**DeepCryoPicker**

Description:

Deep learning methods for CryoEM data analysis Cryo-electron microscopy (Cryo-EM) is widely used in the determination of the three-dimensional (3D) structures of macromolecules. Particle picking from 2D micrographs remains a challenging early step in the Cryo-EM pipeline due to the diversity of particle shapes and the extremely low signal-to-noise ratio (SNR) of micrographs. Because of these issues, significant human intervention is often required to generate a high-quality set of particles for input to the downstream structure determination steps.

**Imports**

In [8]:
import pandas as pd
import numpy as np
import tensorflow as tf
import os
import cv2

**Mounting and import data sets**

The datasets used for the training and testing are stored in a google drive

cryo-EM Micrographs that been used in this repostory have been collected from:


*  'Apoferritin' The first dataset is "EMPIAR-10146"- Apoferritin tutorial dataset for cisTEM, Dataset description is avaliable in https://www.ebi.ac.uk/pdbe/emdb/empiar/entry/10146/#&gid=1&pid=1 (This appears to be a decreptid set as the data can no longer be accesed from this link)
*   'Beta-galactosidase' The second dataset has both Top and Side-view called (KLH), the KLH Dataset is available Online, http://nramm.nysbc.org/.
*   'Ribosome' The third datatset has shape that is considered as an irregularly shaped protein, EMPIAR-10028-80S ribosome, the dataset is downloaded from https://www.ebi.ac.uk/pdbe/emdb/empiar/entry/10028/
*   'KLH' The fourth dataset has complex protein particle shapes (EMPIAR-10017-Beta-galactosidase), the dataset is downloaded from https://www.ebi.ac.uk/pdbe/emdb/empiar/entry/10017/

All four data sets will be imported to a single 'dataset' object.

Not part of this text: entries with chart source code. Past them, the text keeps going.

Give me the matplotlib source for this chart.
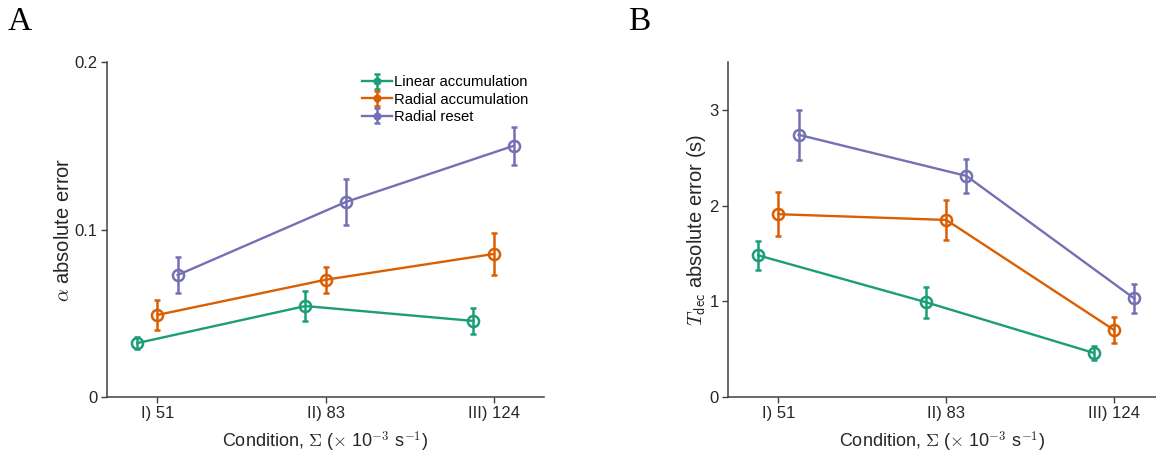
import matplotlib.pyplot as plt
from matplotlib.legend_handler import HandlerErrorbar
import numpy as np

# conditions on the x axis
conditions = ['I) 51', 'II) 83', 'III) 124']
models = ['Linear accumulation', 'Radial accumulation', 'Radial reset']
colors = ['#1b9e77', '#d95f02', '#7570b3']

# panel A: alpha absolute error (mean, error)
alpha_mean = [
    [0.0322, 0.0543, 0.0454],
    [0.0490, 0.0700, 0.0854],
    [0.0728, 0.1164, 0.1500],
]
alpha_err = [
    [0.0038, 0.0088, 0.0078],
    [0.0092, 0.0078, 0.0125],
    [0.0107, 0.0137, 0.0114],
]

# panel B: T_dec absolute error in seconds (mean, error)
tdec_mean = [
    [1.48, 0.99, 0.46],
    [1.91, 1.85, 0.70],
    [2.74, 2.31, 1.03],
]
tdec_err = [
    [0.15, 0.16, 0.07],
    [0.23, 0.21, 0.14],
    [0.26, 0.18, 0.15],
]

offsets = [-0.12, 0.0, 0.12]

plt.rcParams['font.family'] = ['Liberation Sans', 'DejaVu Sans']
plt.rcParams['mathtext.fontset'] = 'cm'

fig = plt.figure(figsize=(11.56, 4.57), dpi=100)
ax1 = fig.add_axes([0.0926, 0.1313, 0.378, 0.733])
ax2 = fig.add_axes([0.6298, 0.1313, 0.3702, 0.733])

x = np.arange(1, len(conditions) + 1)


def draw_panel(ax, means, errs):
    for i, name in enumerate(models):
        ax.errorbar(x + offsets[i], means[i], yerr=errs[i], color=colors[i],
                    lw=1.7, marker='o', ms=8, mfc='none', mew=1.8,
                    capsize=2.5, capthick=1.8, elinewidth=1.8, label=name)
    ax.set_xticks(x)
    ax.set_xticklabels(conditions)
    for s in ['top', 'right']:
        ax.spines[s].set_visible(False)
    for s in ['left', 'bottom']:
        ax.spines[s].set_color('#404040')
        ax.spines[s].set_linewidth(1.1)
    ax.tick_params(labelsize=12, length=4.3, width=1, pad=2.5,
                   color='#404040', labelcolor='#262626')
    ax.set_xlabel(r'Condition, $\Sigma$ ($\times$ 10$^{-3}$ s$^{-1}$)',
                  fontsize=13, color='#262626', labelpad=6)


def filled_marker(h, orig):
    h.update_from(orig)
    if hasattr(h, 'set_markerfacecolor'):
        h.set_markerfacecolor(orig.get_color())


draw_panel(ax1, alpha_mean, alpha_err)
ax1.set_xlim(0.70, 3.30)
ax1.set_ylim(0, 0.2)
ax1.set_yticks([0, 0.1, 0.2])
ax1.set_yticklabels(['0', '0.1', '0.2'])
ax1.set_ylabel(r'$\alpha$ absolute error', fontsize=14.5, color='#262626', labelpad=1)
ax1.legend(loc='upper right', bbox_to_anchor=(0.995, 1.0), frameon=False,
           fontsize=10.7, handlelength=2.0, handletextpad=0.15,
           labelspacing=0.22, markerscale=0.5,
           handler_map={type(ax1.containers[0]): HandlerErrorbar(update_func=filled_marker)})

draw_panel(ax2, tdec_mean, tdec_err)
ax2.set_xlim(0.70, 3.25)
ax2.set_ylim(0, 3.5)
ax2.set_yticks([0, 1, 2, 3])
ax2.set_ylabel(r'$T_{\mathsf{dec}}$ absolute error (s)', fontsize=14.5, color='#262626', labelpad=1)

fig.text(0.007, 0.935, 'A', family='Liberation Serif', fontsize=24)
fig.text(0.543, 0.935, 'B', family='Liberation Serif', fontsize=24)

fig.savefig('out.png', dpi=100)
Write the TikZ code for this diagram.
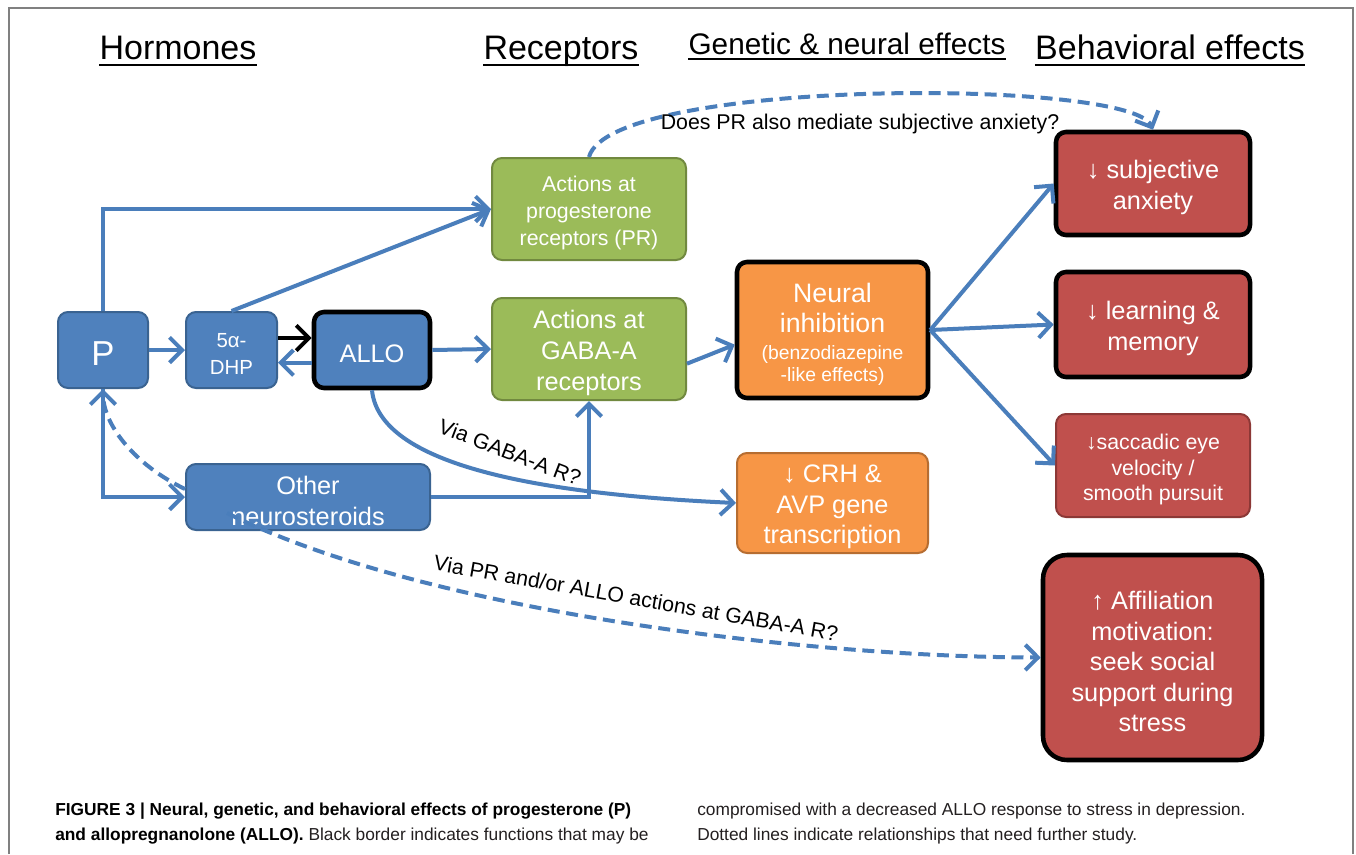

To access a specific data set use the following: 

dataset['dataset_name'][data]

this will return all images within 'dataset_name'



In [9]:
#mount drive
from google.colab import drive
drive.mount('/content/drive')
#drive path to directory containg datasets
path = "/content/drive/MyDrive/DeepCryoPicker/Data Sets"
#empty directory to store image data
dataset = {}
# Loop through all folders in the directory and import images
# images will be stored as dataset['data']['label']
for folder in os.listdir(path):
  folder_path = os.path.join(path, folder)
  data = []
  labels = []
  for image_path in os.listdir(folder_path):
    image = cv2.imread(os.path.join(folder_path, image_path))
    image = cv2.cvtColor(image, cv2.COLOR_BGR2RGB)
    data.append(image)
    labels.append(folder)
  # Convert data and labels to numpy arrays
  data = np.array(data)
  labels = np.array(labels)
  # Add the data and labels to the dataset dictionary
  dataset[folder] = {'data': data, 'labels': labels}

Drive already mounted at /content/drive; to attempt to forcibly remount, call drive.mount("/content/drive", force_remount=True).


  data = np.array(data)


In [39]:
all_labels = []
for folder in dataset.keys():
    all_labels.extend(dataset[folder]['labels'])
labels = list(set(all_labels))

print(labels)

['Ribosome', 'Apoferritin', 'Beta-galactosidase', 'KLH']


**Data Preprocessing**

Step 1 is to preprocess the entire dataset

In [42]:
# run notebook containg preprocessing code
libdir = "/content/drive/MyDrive/DeepCryoPicker/"
%run {libdir}PreProcessing.ipynb

Drive already mounted at /content/drive; to attempt to forcibly remount, call drive.mount("/content/drive", force_remount=True).